Stated exercise — Line by line, repeat the data below exactly, beginning at the first line and ending at the line with "ax.bar(x, extracted, width=0.315, color=bar_color, zorder=2)". Omit pictures.

Given material —
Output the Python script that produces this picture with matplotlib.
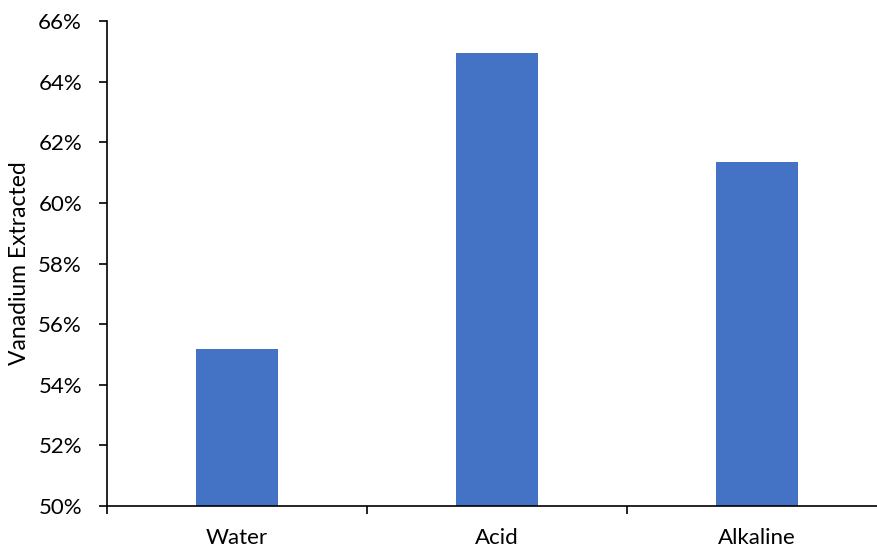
import numpy as np
import matplotlib.pyplot as plt
from matplotlib.ticker import PercentFormatter

# vanadium recovery by leaching medium
categories = ['Water', 'Acid', 'Alkaline']
extracted = [55.17, 64.95, 61.36]  # percent

bar_color = '#4472C4'
plt.rcParams['font.family'] = ['Lato', 'DejaVu Sans']
fsize = 16

fig = plt.figure(figsize=(8.77, 5.49), dpi=100)
ax = fig.add_axes([107/877, 1 - 506/549, 780/877, 485/549])

x = np.arange(len(categories))
ax.bar(x, extracted, width=0.315, color=bar_color, zorder=2)

ax.set_xlim(-0.5, len(categories) - 0.5)
ax.set_ylim(50, 66)
ax.set_yticks(np.arange(50, 67, 2))
ax.yaxis.set_major_formatter(PercentFormatter(decimals=0))

# category labels centred, tick marks sit between categories
ax.set_xticks(x)
ax.set_xticklabels(categories)
ax.tick_params(axis='x', length=0, pad=16, labelsize=fsize)
ax.set_xticks(np.arange(-0.5, len(categories)), minor=True)
ax.tick_params(axis='x', which='minor', length=6, width=1.2, color='black')
ax.tick_params(axis='y', length=6, width=1.2, pad=12, labelsize=fsize)

ax.set_ylabel('Vanadium Extracted', fontsize=fsize + 0.5, labelpad=6)

for side in ['top', 'right']:
    ax.spines[side].set_visible(False)
ax.spines['left'].set_linewidth(1.2)
ax.spines['bottom'].set_linewidth(1.2)

fig.savefig('out.png', dpi=100)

Full solution —
Output the Python script that produces this picture with matplotlib.
import numpy as np
import matplotlib.pyplot as plt
from matplotlib.ticker import PercentFormatter

# vanadium recovery by leaching medium
categories = ['Water', 'Acid', 'Alkaline']
extracted = [55.17, 64.95, 61.36]  # percent

bar_color = '#4472C4'
plt.rcParams['font.family'] = ['Lato', 'DejaVu Sans']
fsize = 16

fig = plt.figure(figsize=(8.77, 5.49), dpi=100)
ax = fig.add_axes([107/877, 1 - 506/549, 780/877, 485/549])

x = np.arange(len(categories))
ax.bar(x, extracted, width=0.315, color=bar_color, zorder=2)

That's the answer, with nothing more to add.